Passed vs Past
Sandi from Inspiration for Writers wrote to ask:
“Can you do a segment on Past vs. Passed–if you haven’t already? Too many get these words mixed up.”
Very happy to oblige, Sandi!
Past – relates to location
The word past locates something in time, and sometimes in space. It can be
used as an adjective, noun, or adverb.
“Past” as an adjective
The first definition which the OED gives for past as an adjective is “Gone by in time; elapsed; done with; over.” For example:
- “The days for mourning are now past.”
When attributed to a group of people, past can also mean “Having served one’s term of office; former.” (OED)
- “All past presidents of the United States were male.”
And in grammar, we have more examples of past being used as an adjective, such as in “past tense” and “past participle”.
“Past” as a noun
The main meaning for the noun form of past, given by the OED, is “The time that has gone by; a time, or all of the time, before the present.”
- “In the past, standards were higher.”
- “We cannot live in the past.”
“Past” as a preposition
As a preposition, past can mean: “Beyond in time; after; beyond the age for or time of; (in stating the time of day) so many minutes, or a quarter or half of an hour, after a particular hour.” (OED)
- “It is almost half past five.”
It can also be used for location: “Beyond in place; further on than; at or on the further side of; to a point beyond.” (OED)
- “My house is the one just past the turning.”
“Past” as an adverb
The first meaning the OED cites for past being used as an adverb is “So as to pass or go by; by.” For example:
- “The ball sped past the goalkeeper.”
Passed – a verb in the past tense
Passed is the past participle of the verb “to pass”. It can be an intransitive verb (one which doesn’t require an object) or a transitive verb (one which requires both a subject and one or more objects).
“To pass” means “To proceed, move forward, depart; to cause to do this.” (OED) This can refer to movement forwards in time, in space, or in life (such as “to pass an examination”).
- “The weeks passed quickly.” (Intransitive: subject “the weeks” and no object).
- “I passed all my exams!” (Transitive: subject “I” and object “my exams”.)
- “He passed the ball well during the match earlier.” (Transitive: subject “He” and object “the ball”.)
When do “past” and “passed” get confused?
Often, writers muddle the words past and passed in sentences such as:
- “The heroes passed a village on their way towards the mountains.”
It’s common to see this written as:
- “The heroes past a village on their way towards the mountains.”

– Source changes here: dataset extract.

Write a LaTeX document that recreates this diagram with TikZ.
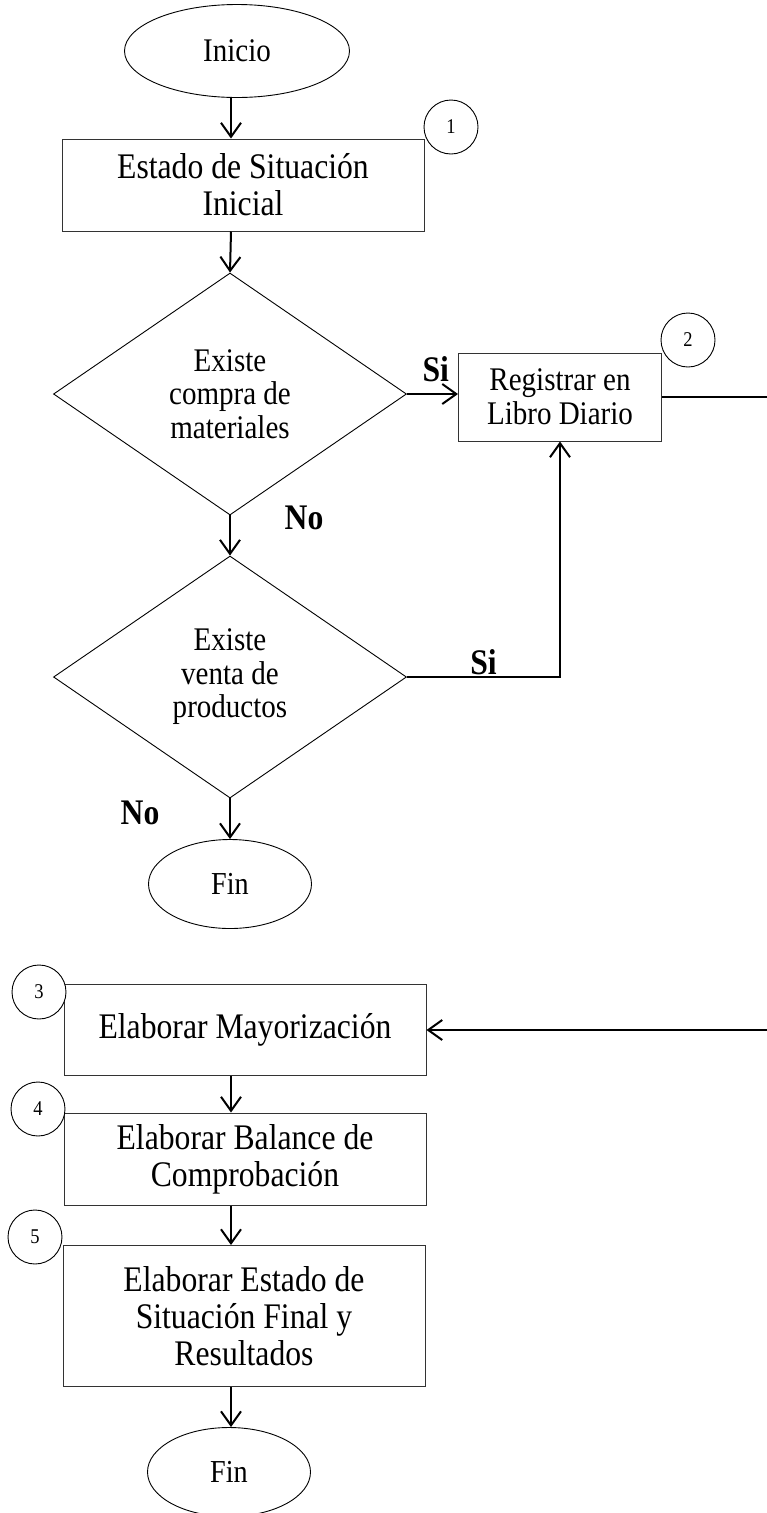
\documentclass[tikz,border=0pt]{standalone}
\usepackage{fontspec}
\setmainfont{Liberation Serif}[FakeStretch=0.88]
\usetikzlibrary{shapes.geometric,arrows.meta}

\tikzset{
  proceso/.style={draw=black!80, line width=1pt, rectangle, minimum width=362pt,
    inner sep=0pt, align=center, font=\fontsize{36}{37}\selectfont},
  decision/.style={draw, line width=0.9pt, diamond, aspect=1.46, minimum width=353pt,
    minimum height=242pt, inner sep=0pt, align=center, font=\fontsize{33}{33.5}\selectfont},
  terminal/.style={draw, line width=0.9pt, ellipse, inner sep=0pt,
    font=\fontsize{32}{33}\selectfont},
  paso/.style={draw, fill=white, line width=0.9pt, circle, minimum size=54pt,
    inner sep=0pt, font=\fontsize{21}{22}\selectfont},
  flecha/.style={line width=2pt, -{Straight Barb[length=14pt,width=20pt]}},
  resp/.style={inner sep=0pt, font=\bfseries\fontsize{36}{36}\selectfont},
}

\begin{document}
\begin{tikzpicture}[x=1pt, y=-1pt]
 \useasboundingbox (0,0) rectangle (766,1513);
 % eje principal y retorno
 \coordinate (eje) at (231,0);
 \coordinate (retorno) at (778,0);

 \node[terminal, minimum width=225pt, minimum height=93pt, font=\fontsize{33}{33}\selectfont] (inicio) at (237,51) {Inicio};
 \node[proceso, minimum height=92pt] (estado) at (243,185) {Estado de Situación\\Inicial};
 \node[decision] (compra) at (230,394) {Existe\\compra de\\materiales};
 \node[proceso, minimum width=203pt, minimum height=88pt, font=\fontsize{33}{34}\selectfont] (registro) at (560,397) {Registrar en\\Libro Diario};
 \node[decision] (venta) at (230,677) {Existe\\venta de\\productos};
 \node[terminal, minimum width=163pt, minimum height=89pt] (fin1) at (230,884) {Fin};

 \node[proceso, minimum height=91pt] (mayor) at (245,1030) {Elaborar Mayorización};
 \node[proceso, minimum height=92pt] (balance) at (245,1159) {Elaborar Balance de\\Comprobación};
 \node[proceso, minimum height=141pt] (final) at (244,1316) {Elaborar Estado de\\Situación Final y\\Resultados};
 \node[terminal, minimum width=163pt, minimum height=89pt] (fin2) at (229,1472) {Fin};

 % numeros de paso
 \node[paso] (p1) at (451,127) {1};
 \node[paso] (p2) at (688,340) {2};
 \node[paso] (p3) at (39,992) {3};
 \node[paso] (p4) at (38,1109) {4};
 \node[paso] (p5) at (35,1237) {5};

 \draw[flecha] (eje |- inicio.south) -- (eje |- estado.north);
 \draw[flecha] (eje |- estado.south) -- (compra.north);
 \draw[flecha] (compra.east) -- (compra.east -| registro.west)
   node[resp, anchor=south east, xshift=-8pt, yshift=11pt] {Si};
 \draw[flecha] (compra.south) -- (venta.north)
   node[resp, pos=0.05, xshift=74pt] {No};
 \draw[flecha] (venta.east) -| (registro.south)
   node[resp, pos=0.25, anchor=south, yshift=1pt] {Si};
 \draw[flecha] (venta.south) -- (fin1.north)
   node[resp, pos=0.35, xshift=-90pt] {No};
 \draw[flecha] (registro.east) -- (registro.east -| retorno) |- (mayor.east);

 \draw[flecha] (eje |- mayor.south) -- (eje |- balance.north);
 \draw[flecha] (eje |- balance.south) -- (eje |- final.north);
 \draw[flecha] (eje |- final.south) -- (eje |- fin2.north);
\end{tikzpicture}
\end{document}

But the word should be passed, as (in this sentence) it’s the past participle of the verb “to pass”. An easy way to tell is to rewrite the sentence in the present tense, as though you’re describing something which is happening currently:
- “The heroes pass a village on their way towards the mountains.”
- or “The heroes are passing a village on their way towards the mountains.”
However, if you wrote:
- “The heroes walked past a village on their way towards the mountains.”
It’s correct to use past. The verb in this sentence is “walked”, and the “past” is acting as an adverb.
Unusual uses of the word “passed”
Most of the time, passed is a verb, as described above. There are a few occasions when it can be used as a noun or an adjective, though. For example:
- “Don’t speak ill of the passed.” (noun)
– This comes from the phrase “passed-away”.
- “A passed pawn” (adjective)
– Term used in chess.
- “A passed ball” (adjective)
– Term used in baseball.
- “A passed midshipman/fireman/surgeon” (adjective)
– Someone who has passed a period of instruction and qualified through examination – apparently this usage arose in the navy.